I don’t buy it. Gravity doesn’t really travel, but changes in it do. And the speed of light basically reflects how fast any effect—including changes in gravity—can travel.
It is good to read about researchers who are investigating “settled science”. Al Gore would disagree, but that’s how knowledge advances.
Anyway, these sorts of challenges to the consistency of the speed of light have always failed in the past. The announcement is followed (weeks or months later) by a retraction, and an experimental or a math error is usually cited.
The “Big Al” of science is not Al Gore. It’s Albert Einstein.
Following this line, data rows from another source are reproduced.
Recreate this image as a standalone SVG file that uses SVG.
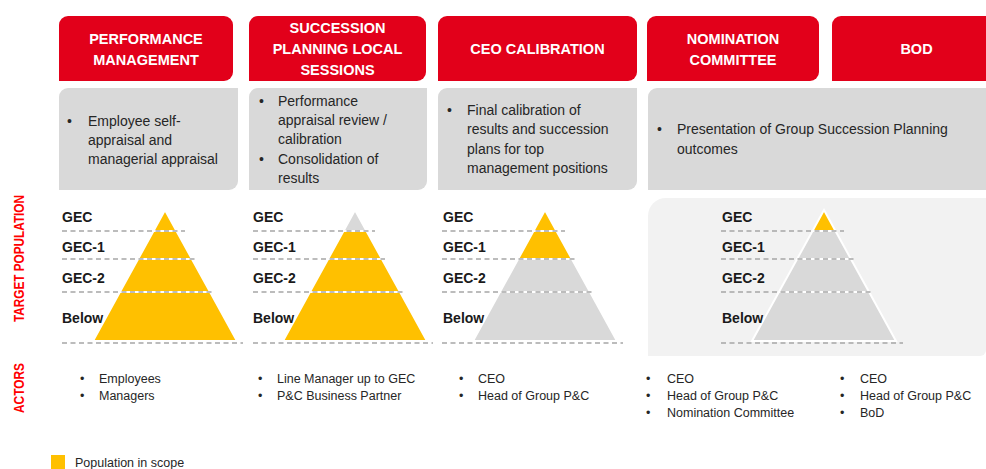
<svg xmlns="http://www.w3.org/2000/svg" xmlns:xlink="http://www.w3.org/1999/xlink" width="986" height="469" viewBox="0 0 986 469">
<style>
.hdr{fill:#E2001A}
.hdrt{font-family:"Liberation Sans",Arial,sans-serif;font-weight:bold;font-size:14.5px;fill:#fff;text-anchor:middle}
.box{fill:#D9D9D9}
.bt{font-family:"Liberation Sans",Arial,sans-serif;font-size:14px;fill:#262626}
.lvl{font-family:"Liberation Sans",Arial,sans-serif;font-weight:bold;font-size:14px;fill:#1a1a1a}
.act{font-family:"Liberation Sans",Arial,sans-serif;font-size:12.5px;fill:#262626}
.side{font-family:"Liberation Sans",Arial,sans-serif;font-weight:bold;font-size:14px;fill:#FF0000}
.y{fill:#FFC000;stroke:#fff;stroke-width:2}
.g{fill:#D9D9D9;stroke:#fff;stroke-width:2}
.dash{stroke:#A6A6A6;stroke-width:1.5;stroke-dasharray:5 3.5;fill:none}
</style>
<defs>
<polygon id="b1" points="0,210 11.5,231 -11.5,231"/>
<polygon id="b2" points="-11.5,231 11.5,231 26.9,259 -26.9,259"/>
<polygon id="b3" points="-26.9,259 26.9,259 45.1,292 -45.1,292"/>
<polygon id="b4" points="-45.1,292 45.1,292 72,341 -72,341"/>
</defs>

<g id="side-labels">
<text class="side" transform="translate(24,258.5) rotate(-90)" text-anchor="middle" textLength="127" lengthAdjust="spacingAndGlyphs">TARGET POPULATION</text>
<text class="side" transform="translate(24,388) rotate(-90)" text-anchor="middle" textLength="50" lengthAdjust="spacingAndGlyphs">ACTORS</text>
</g>

<g id="panel-nc-bod">
<path d="M648,216 A18,18 0 0 1 666,198 H986 V350 A6,6 0 0 1 980,356 H648 Z" fill="#F2F2F2"/>
</g>

<g id="col-performance-management">
<path class="hdr" d="M59,81 V25 A9,9 0 0 1 68,16 H224 A9,9 0 0 1 233,25 V72 A9,9 0 0 1 224,81 Z"/>
<text class="hdrt" x="146" y="44">PERFORMANCE</text>
<text class="hdrt" x="146" y="65">MANAGEMENT</text>
<path class="box" d="M59,97 A9,9 0 0 1 68,88 H238 V181 A9,9 0 0 1 229,190 H59 Z"/>
<text class="bt" x="67" y="126">•</text>
<text class="bt" x="88" y="126">Employee self-</text>
<text class="bt" x="88" y="145">appraisal and</text>
<text class="bt" x="88" y="164">managerial appraisal</text>
<use href="#b1" x="165" class="y"/>
<use href="#b2" x="165" class="y"/>
<use href="#b3" x="165" class="y"/>
<use href="#b4" x="165" class="y"/>
<text class="lvl" x="62" y="222">GEC</text>
<text class="lvl" x="62" y="252">GEC-1</text>
<text class="lvl" x="62" y="283">GEC-2</text>
<text class="lvl" x="62" y="323">Below</text>
<text class="act" x="80" y="383">•</text>
<text class="act" x="99" y="383">Employees</text>
<text class="act" x="80" y="400">•</text>
<text class="act" x="99" y="400">Managers</text>
</g>

<g id="col-succession-planning">
<path class="hdr" d="M249,81 V25 A9,9 0 0 1 258,16 H417 A9,9 0 0 1 426,25 V72 A9,9 0 0 1 417,81 Z"/>
<text class="hdrt" x="337.5" y="33">SUCCESSION</text>
<text class="hdrt" x="337.5" y="54">PLANNING LOCAL</text>
<text class="hdrt" x="337.5" y="75">SESSIONS</text>
<path class="box" d="M249,97 A9,9 0 0 1 258,88 H427 V181 A9,9 0 0 1 418,190 H249 Z"/>
<text class="bt" x="259" y="106">•</text>
<text class="bt" x="278" y="106">Performance</text>
<text class="bt" x="278" y="125">appraisal review /</text>
<text class="bt" x="278" y="144">calibration</text>
<text class="bt" x="259" y="164">•</text>
<text class="bt" x="278" y="164">Consolidation of</text>
<text class="bt" x="278" y="183">results</text>
<use href="#b1" x="355" class="g"/>
<use href="#b2" x="355" class="y"/>
<use href="#b3" x="355" class="y"/>
<use href="#b4" x="355" class="y"/>
<text class="lvl" x="253" y="222">GEC</text>
<text class="lvl" x="253" y="252">GEC-1</text>
<text class="lvl" x="253" y="283">GEC-2</text>
<text class="lvl" x="253" y="323">Below</text>
<text class="act" x="258" y="383">•</text>
<text class="act" x="277" y="383">Line Manager up to GEC</text>
<text class="act" x="258" y="400">•</text>
<text class="act" x="277" y="400">P&amp;C Business Partner</text>
</g>

<g id="col-ceo-calibration">
<path class="hdr" d="M438,81 V25 A9,9 0 0 1 447,16 H628 A9,9 0 0 1 637,25 V72 A9,9 0 0 1 628,81 Z"/>
<text class="hdrt" x="537.5" y="54">CEO CALIBRATION</text>
<path class="box" d="M438,97 A9,9 0 0 1 447,88 H637 V181 A9,9 0 0 1 628,190 H438 Z"/>
<text class="bt" x="447" y="115">•</text>
<text class="bt" x="467" y="115">Final calibration of</text>
<text class="bt" x="467" y="134">results and succession</text>
<text class="bt" x="467" y="154">plans for top</text>
<text class="bt" x="467" y="173">management positions</text>
<use href="#b1" x="545" class="y"/>
<use href="#b2" x="545" class="y"/>
<use href="#b3" x="545" class="g"/>
<use href="#b4" x="545" class="g"/>
<text class="lvl" x="443" y="222">GEC</text>
<text class="lvl" x="443" y="252">GEC-1</text>
<text class="lvl" x="443" y="283">GEC-2</text>
<text class="lvl" x="443" y="323">Below</text>
<text class="act" x="459" y="383">•</text>
<text class="act" x="478" y="383">CEO</text>
<text class="act" x="459" y="400">•</text>
<text class="act" x="478" y="400">Head of Group P&amp;C</text>
</g>

<g id="col-nomination-committee">
<path class="hdr" d="M647,81 V25 A9,9 0 0 1 656,16 H810 A9,9 0 0 1 819,25 V72 A9,9 0 0 1 810,81 Z"/>
<text class="hdrt" x="733" y="44">NOMINATION</text>
<text class="hdrt" x="733" y="65">COMMITTEE</text>
<text class="act" x="646" y="383">•</text>
<text class="act" x="667" y="383">CEO</text>
<text class="act" x="646" y="400">•</text>
<text class="act" x="667" y="400">Head of Group P&amp;C</text>
<text class="act" x="646" y="417">•</text>
<text class="act" x="667" y="417">Nomination Committee</text>
</g>

<g id="col-bod">
<path class="hdr" d="M832,81 V25 A9,9 0 0 1 841,16 H1001 V81 Z"/>
<text class="hdrt" x="916.5" y="54">BOD</text>
<text class="act" x="840" y="383">•</text>
<text class="act" x="860" y="383">CEO</text>
<text class="act" x="840" y="400">•</text>
<text class="act" x="860" y="400">Head of Group P&amp;C</text>
<text class="act" x="840" y="417">•</text>
<text class="act" x="860" y="417">BoD</text>
</g>

<g id="nc-bod-shared">
<path class="box" d="M648,97 A9,9 0 0 1 657,88 H1001 V190 H648 Z"/>
<text class="bt" x="657" y="134">•</text>
<text class="bt" x="677" y="134">Presentation of Group Succession Planning</text>
<text class="bt" x="677" y="154">outcomes</text>
<use href="#b1" x="824" class="y"/>
<use href="#b2" x="824" class="g"/>
<use href="#b3" x="824" class="g"/>
<use href="#b4" x="824" class="g"/>
<text class="lvl" x="722" y="222">GEC</text>
<text class="lvl" x="722" y="252">GEC-1</text>
<text class="lvl" x="722" y="283">GEC-2</text>
<text class="lvl" x="722" y="323">Below</text>
</g>

<g id="connectors">
<path class="dash" d="M62,231 H185 M62,259 H195 M62,292 H215 M62,343 H243"/>
<path class="dash" d="M253,231 H375 M253,259 H385 M253,292 H405 M253,343 H433"/>
<path class="dash" d="M442,231 H565 M442,259 H575 M442,292 H595 M442,343 H623"/>
<path class="dash" d="M721,231 H844 M721,259 H854 M721,292 H874 M721,343 H903"/>
</g>

<g id="legend">
<rect x="51" y="455" width="14" height="14" fill="#FFC000"/>
<text class="act" x="75" y="467" font-size="12">Population in scope</text>
</g>
</svg>
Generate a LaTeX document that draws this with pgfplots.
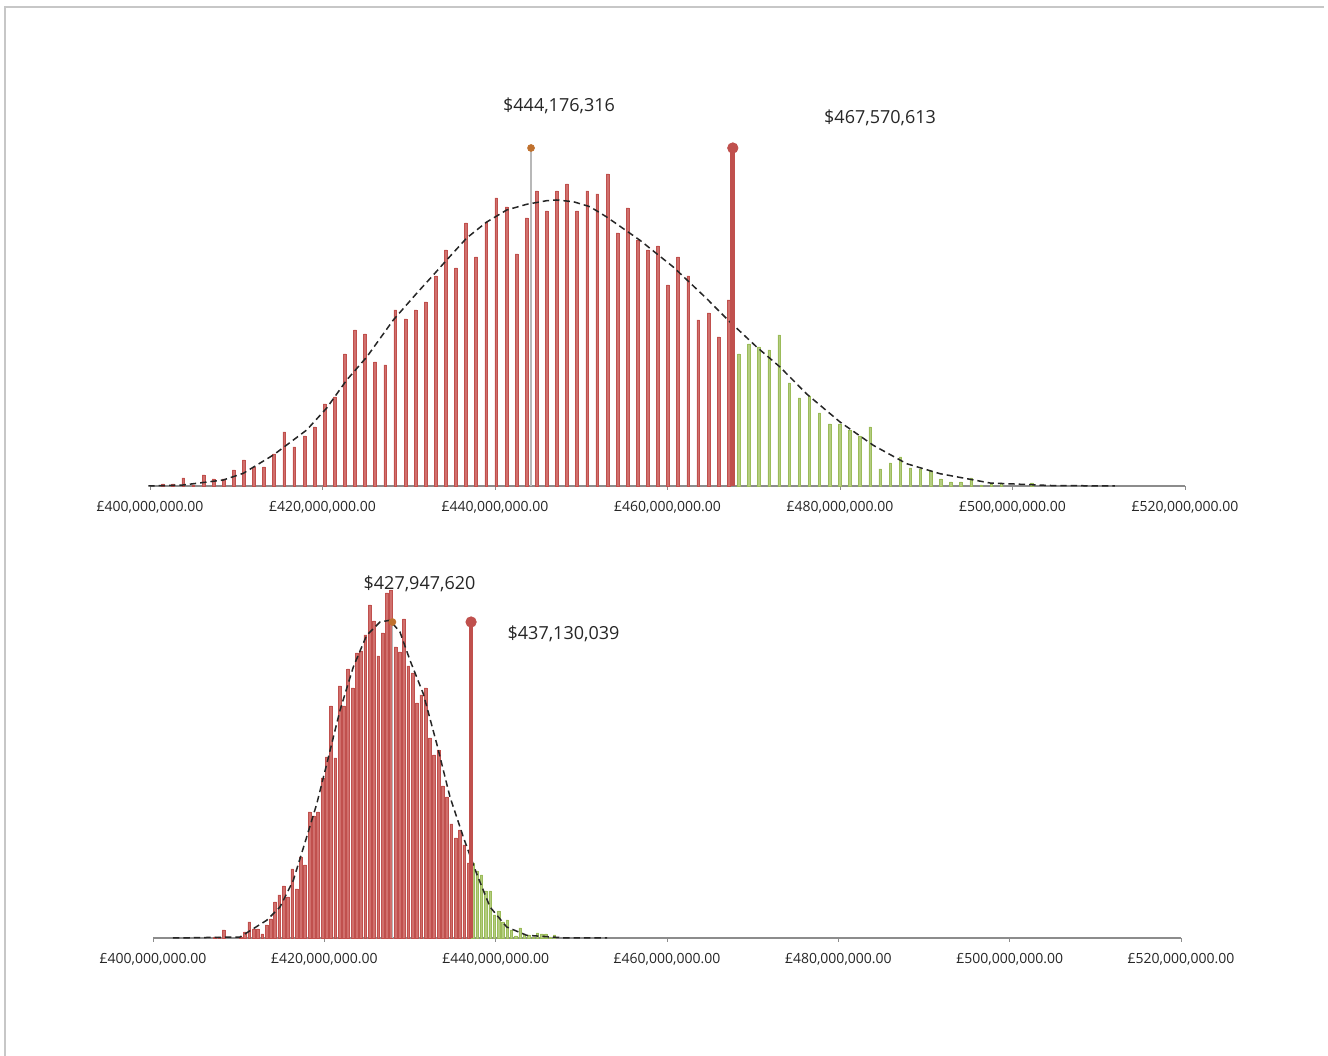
\documentclass[border=0pt]{standalone}
\usepackage{fontspec}
\setmainfont{Open Sans}
\usepackage{pgfplots}
\usepackage{pgfplotstable}
\pgfplotsset{compat=1.18}
\definecolor{barred}{HTML}{C0504D}
\definecolor{barredfill}{HTML}{D0706D}
\definecolor{bargreen}{HTML}{9BBB59}
\definecolor{bargreenfill}{HTML}{B4CD80}
\definecolor{dotorange}{HTML}{C0712E}
\definecolor{axgray}{HTML}{8C8C8C}
\definecolor{txt}{HTML}{262626}

% ---------- top chart data (x in millions, y = bin count scale) ----------
\pgfplotstableread{
x y
401.507 2
402.678 2
403.849 8
405.020 1
406.191 11
407.362 7
408.533 7
409.704 16
410.875 26
412.046 19
413.217 19
414.388 32
415.559 54
416.730 39
417.901 50
419.072 59
420.243 82
421.414 89
422.585 132
423.756 156
424.927 152
426.098 124
427.269 121
428.440 176
429.611 167
430.782 176
431.953 184
433.124 210
434.295 236
435.466 218
436.637 263
437.808 229
438.979 264
440.150 288
441.321 279
442.492 232
443.663 268
444.834 295
446.005 275
447.176 295
448.347 302
449.518 275
450.689 295
451.860 292
453.031 312
454.202 253
455.373 278
456.544 246
457.715 236
458.886 240
460.057 201
461.228 229
462.399 210
463.570 166
464.741 173
465.912 149
467.083 186
}\topred
\pgfplotstableread{
x y
468.254 132
469.425 142
470.596 139
471.767 136
472.938 151
474.109 103
475.280 88
476.451 90
477.622 73
478.793 62
479.964 62
481.135 56
482.306 50
483.477 59
484.648 17
485.819 23
486.990 29
488.161 18
489.332 17
490.503 15
491.674 7
492.845 4
494.016 4
495.187 8
496.358 1
497.529 2
498.700 3
502.213 3
}\topgreen
\pgfplotstableread{
x y
399.80 0
403.86 1
408.50 6
410.82 12.7
414.30 31
418.17 56
420.49 78
422.81 106
425.13 129
428.21 166
430.92 192.7
432.85 211
434.40 226
436.72 248
439.04 264
441.36 276
443.68 281.7
446.00 285.3
447.15 286
449.08 284.3
451.01 279.3
452.95 269
456.81 245.7
460.67 219
464.55 187.3
467.25 164
470.34 139
473.04 119
476.14 92
480.00 64
483.86 40.7
487.73 22.3
491.59 12.3
497.39 3
504.35 0.5
511.88 0
}\topcurve

% ---------- bottom chart data ----------
\pgfplotstableread{
x y
407.226 1
407.728 1
408.229 8
410.237 1
410.739 6
411.241 16
411.743 9
412.245 9
412.747 4
413.249 13
413.751 19
414.253 36
414.754 43
415.256 52
415.758 41
416.260 69
416.762 49
417.264 81
417.766 73
418.268 126
418.770 122
419.272 126
419.774 160
420.276 181
420.778 232
421.280 180
421.782 252
422.283 232
422.785 269
423.287 250
423.789 285
424.291 287
424.793 303
425.295 333
425.797 317
426.299 282
426.801 305
427.303 345
427.805 348
428.307 291
428.809 286
429.310 319
429.812 272
430.314 265
430.816 235
431.318 243
431.820 250
432.322 200
432.824 183
433.326 188
433.828 152
434.330 141
434.832 114
435.334 100
435.836 108
436.338 93
436.839 75
}\botred
\pgfplotstableread{
x y
437.341 75
437.843 67
438.345 63
438.847 47
439.349 47
439.851 23
440.353 27
440.855 16
441.357 18
441.859 8
442.361 2
442.863 10
443.365 4
443.866 3
444.368 1
444.870 5
445.372 4
445.874 4
446.376 1
446.878 3
}\botgreen
\pgfplotstableread{
x y
402.33 0
410.16 1
413.27 17.7
414.82 31
416.38 57.7
417.94 101
419.11 134
420.28 174
421.83 227.7
423.38 271
424.94 302.7
426.50 316
427.66 317.7
428.83 306
430.00 277.7
431.55 244.3
433.12 194.3
434.67 141
436.22 101
437.78 64.3
439.34 31
441.29 11
443.62 2.7
448.29 0
453.00 0
}\botcurve

\pgfplotsset{
  hist/.style={
    scale only axis, xmin=400, xmax=520, ymin=0, ymax=340,
    height=170pt, clip=false,
    axis x line=bottom, axis y line=none,
    axis line style={draw=axgray, line width=0.6pt, -},
    xtick={400,420,440,460,480,500,520},
    xticklabels={{£400,000,000.00},{£420,000,000.00},{£440,000,000.00},{£460,000,000.00},{£480,000,000.00},{£500,000,000.00},{£520,000,000.00}},
    xticklabel style={font=\fontsize{7}{8}\selectfont, text=txt, yshift=-2pt},
    tick align=outside, major tick length=2pt,
    xtick style={draw=axgray, line width=0.5pt},
    ytick=\empty,
  },
  redbar/.style={ybar, bar width=1.4pt, bar shift=0pt, draw=barred, fill=barredfill, line width=0.3pt},
  greenbar/.style={ybar, bar width=1.2pt, bar shift=0pt, draw=bargreen, fill=bargreenfill, line width=0.3pt},
  fitcurve/.style={black!85, line width=0.75pt, dash pattern=on 3.2pt off 2pt, no marks},
}
\tikzset{lbl/.style={font=\fontsize{9}{11}\selectfont, text=txt}}

\begin{document}
\begin{tikzpicture}
\useasboundingbox (0,0) rectangle (664pt,527.5pt);
\fill[white] (0,0) rectangle (664pt,527.5pt);
\draw[black!22, line width=0.6pt] (2.5pt,-5pt) -- (2.5pt,524pt) -- (662pt,524pt);

% ---------- top chart ----------
\begin{axis}[hist, width=517.5pt, at={(75pt,284.5pt)}, anchor=south west]
\addplot[redbar] table[x=x,y=y] {\topred};
\addplot[greenbar] table[x=x,y=y] {\topgreen};
\addplot[ycomb, color=black!28, line width=0.9pt] coordinates {(444.176316,338)};
\addplot[fitcurve] table[x=x,y=y] {\topcurve};
\addplot[ycomb, color=barred, line width=2.5pt, mark=*, mark size=2.6pt,
  mark options={line width=0.4pt, draw=barred, fill=barred}] coordinates {(467.570613,338)};
\addplot[only marks, mark=*, mark size=1.7pt, color=dotorange] coordinates {(444.176316,338)};
\node[lbl] at (axis cs:447.42,380) {\$444,176,316};
\node[lbl] at (axis cs:484.64,368) {\$467,570,613};
\end{axis}

% ---------- bottom chart ----------
\begin{axis}[hist, width=514pt, at={(76.5pt,58.5pt)}, anchor=south west]
\addplot[redbar] table[x=x,y=y] {\botred};
\addplot[greenbar] table[x=x,y=y] {\botgreen};
\addplot[ycomb, color=black!28, line width=0.9pt] coordinates {(427.947620,316)};
\addplot[fitcurve] table[x=x,y=y] {\botcurve};
\addplot[ycomb, color=barred, line width=2pt, mark=*, mark size=2.6pt,
  mark options={line width=0.4pt, draw=barred, fill=barred}] coordinates {(437.130039,316)};
\addplot[only marks, mark=*, mark size=1.7pt, color=dotorange] coordinates {(427.947620,316)};
\node[lbl] at (axis cs:431.11,354) {\$427,947,620};
\node[lbl] at (axis cs:447.92,304) {\$437,130,039};
\end{axis}
\end{tikzpicture}
\end{document}
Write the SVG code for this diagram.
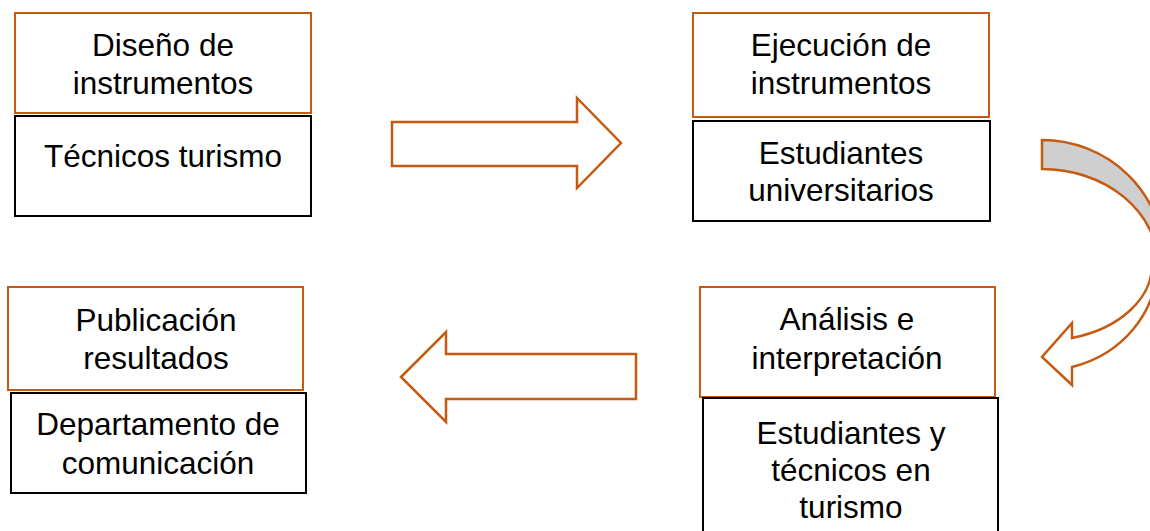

>>Ive chased gravity many times in my life.<<
And caught it a few times I am sure! (as have we all)
I believe the difference in speed would have only happened for an extremely tiny fraction of a second. Something like the first .00000000000000000000000000000000000036 of a second, give or take a couple of zeroes.
“Ive chased gravity many times in my life.”
Lately, it’s been chasing me. Or is that entropy?
.
As always, anything but reality!
.
You betcha. Here's an interesting article about how computer-generated gibberish papers passed peer review and got published in a prestigious scientific journal.
http://phys.org/news/2014-02-science-publisher-gibberish-papers.html
And here's the actual program that generated those gibberish papers. You can generate your own gibberish paper there. Use it and perhaps some lib college will award you a PhD.
https://pdos.csail.mit.edu/archive/scigen/
...or maybe the speed of gravity hasn’t always been the same...
How does knowing this help me in any way? How does studying this help humanity?